In which I ask your help designing Motor's cursor API

A. Jesse Jiryu Davis

unread,

Nov 11, 2012, 5:54:07 PM11/11/12

to python-...@googlegroups.com

Hi all, I need some advice about iterating a MotorCursor, could you check out my post and comment, either on the post or here?:

http://emptysquare.net/blog/motor-iterating-over-results/

(AsyncMongo just returns the first batch as a list and omits the rest of the results, I think MongoTor does the same.
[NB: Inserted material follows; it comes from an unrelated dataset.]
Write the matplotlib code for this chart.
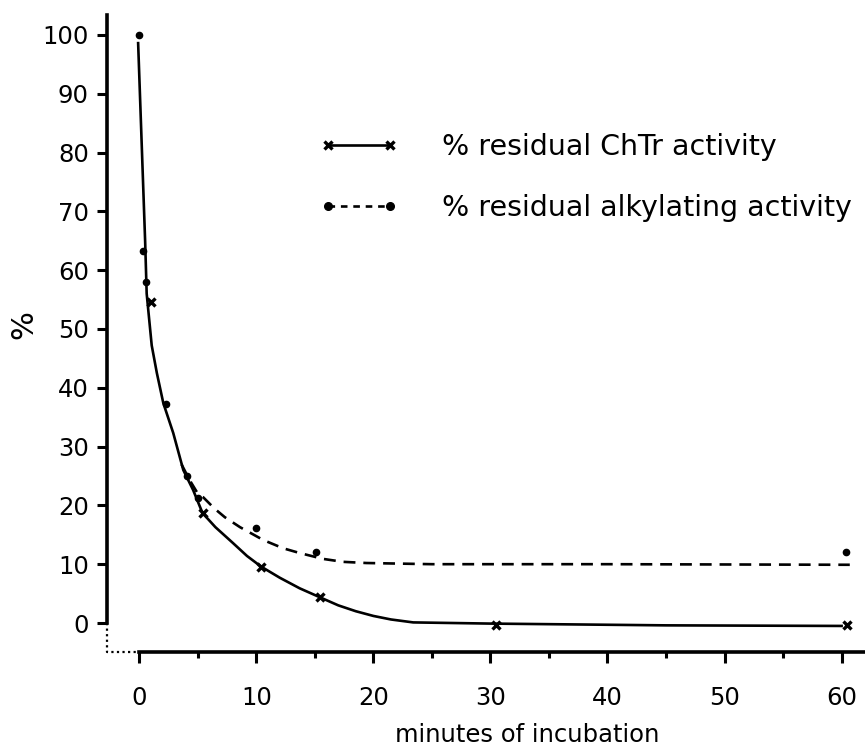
import matplotlib
matplotlib.use("Agg")
import matplotlib.pyplot as plt
from matplotlib.lines import Line2D

plt.rcParams['font.family'] = ['DejaVu Sans']

# measured data points
chtr_x = [1.0, 5.4, 10.4, 15.4, 30.5, 60.5]
chtr_y = [54.6, 18.7, 9.5, 4.4, -0.3, -0.3]
alk_x = [0.0, 0.3, 0.6, 2.3, 4.1, 5.0, 10.0, 15.1, 60.4]
alk_y = [100.0, 63.3, 58.0, 37.2, 25.0, 21.2, 16.2, 12.1, 12.0]

# hand-drawn fitted curves
chtr_curve_x = [-0.1, 0.5, 0.63, 1.06, 1.5, 2.05, 2.9, 3.76, 4.6, 5.4, 6.5, 8.0, 9.2, 10.4,
                12.0, 13.7, 15.4, 17.0, 18.5, 20.0, 21.5, 23.4, 30.0, 45.0, 60.0]
chtr_curve_y = [98.6, 64.8, 56.0, 47.2, 42.5, 37.4, 32.3, 26.0, 22.6, 18.7, 16.3, 13.6, 11.4, 9.6,
                7.7, 5.9, 4.4, 3.0, 2.0, 1.2, 0.6, 0.1, -0.1, -0.4, -0.5]
alk_curve_x = [3.6, 4.3, 5.0, 5.45, 6.4, 7.3, 8.6, 10.6, 12.3, 13.7, 15.7, 17.4, 19.4, 25.0,
               40.0, 60.7]
alk_curve_y = [27.0, 24.3, 22.0, 21.4, 19.5, 18.0, 16.3, 14.1, 12.7, 11.9, 10.9, 10.4, 10.2, 10.0,
               10.0, 9.9]

yticks = list(range(0, 101, 10))
xticks = list(range(0, 61, 10))
xminor = list(range(5, 60, 10))
legend_labels = ['% residual ChTr activity', '% residual alkylating activity']

fig = plt.figure(figsize=(8.65, 7.48), dpi=100)
ax = fig.add_axes([107 / 865, 96.3 / 748, 758 / 865, 636.8 / 748])

xmin, xmax = -2.76, 62.0
ymin, ymax = -4.88, 103.4
ax.set_xlim(xmin, xmax)
ax.set_ylim(ymin, ymax)

lw = 1.9
ax.plot(chtr_curve_x, chtr_curve_y, color='black', lw=lw, solid_joinstyle='round')
ax.plot(alk_curve_x, alk_curve_y, color='black', lw=lw, dashes=(4.5, 3))
ax.plot(chtr_x, chtr_y, ls='none', marker='x', color='black', ms=6, mew=2.4)
ax.plot(alk_x, alk_y, ls='none', marker='o', color='black', ms=4.5)

# spines
for s in ['top', 'right']:
    ax.spines[s].set_visible(False)
ax.spines['left'].set_linewidth(2.6)
ax.spines['bottom'].set_linewidth(2.6)
ax.spines['left'].set_bounds(0, ymax)
ax.spines['bottom'].set_bounds(0, xmax)
ax.plot([xmin, xmin, 0], [0, ymin, ymin], ls=(0, (1, 1.5)), color='black', lw=1.6,
        clip_on=False)

ax.set_yticks(yticks)
ax.set_yticklabels([str(v) for v in yticks])
ax.set_xticks(xticks)
ax.set_xticklabels([str(v) for v in xticks])
ax.set_xticks(xminor, minor=True)
ax.tick_params(axis='y', direction='out', length=7, width=2.2, pad=6, labelsize=17.5)
ax.tick_params(axis='x', which='major', direction='out', length=8, width=2.2, pad=17,
               labelsize=17.5)
ax.tick_params(axis='x', which='minor', direction='out', length=4.5, width=2.2)

ax.set_ylabel('%', fontsize=22)
ax.yaxis.set_label_coords(-0.09, 0.513)
ax.set_xlabel('minutes of incubation', fontsize=17.5, va='top')
ax.xaxis.set_label_coords(0.554, -0.112)

handles = [
    Line2D([], [], color='black', lw=lw, marker='x', ms=6, mew=2.4),
    Line2D([], [], color='black', lw=lw, dashes=(2.5, 2.2), marker='o', ms=5.5),
]
fs = 20.5
ax.legend(handles, legend_labels, loc='upper left', frameon=False,
          bbox_to_anchor=(319 / 865, 1 - 133 / 748), bbox_transform=fig.transFigure,
          borderpad=0, borderaxespad=0, handlelength=2.78, handletextpad=1.55,
          labelspacing=1.16, numpoints=2, fontsize=fs)

fig.savefig('out.png', dpi=100)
APyMongo took the interesting approach of collection.find(callback).loop(), which is like Motor's each().)

Ben Darnell

unread,

Nov 12, 2012, 12:02:02 AM11/12/12

to Tornado Mailing List

I think I'd try to structure the gen-friendly interface as an iterator of Futures (using tornado 3.0's Future support):

for future in (yield collection.find().to_iter()):

document = yield future

print document

The catch is that there's kind of a delicate relationship between the iterator and the futures it yields - if the caller doesn't resolve the futures as they come out of the iterator (which must be synchronous), it can't stay ahead to know when to stop. Using "each" as the primitive, it might look something like this (untested):

@future_wrap

def to_iter(self, callback):

to_yield = collections.deque()

results = collections.deque()

def iter():

while to_yield:

yield to_yield.popleft()

def each(document, error):

first_time = bool(results)

if document is not None or error is not None:

future = Future()

to_yield.append(future)

if error is not None:

results.append(functools.partial(future.set_exception, error))

else:

results.append(functools.partial(future.set_result, document))

if first_time:

callback(iter)

else:

# Resolve the Futures with a one-iteration lag so we know whether the

# iterator should return a new future or raise StopIteration.

results.popleft()()

self.each(callback=each)

One other caveat is that if the loop consuming the documents is asynchronous, the each() method might get ahead of it and you'd end up buffering more results in memory. each() needs some sort of control-flow mechanism to prevent this.

-Ben

Shane Spencer

unread,

Nov 12, 2012, 2:25:39 PM11/12/12

to python-...@googlegroups.com

I'm not trying to threadjack and I just wanted to say that I was
peeking at the Motor functions while working on my own RPC based Mongo
connector. I thought it was kind of interesting that you were looking
for better ways to do things while I was basing my work off of yours!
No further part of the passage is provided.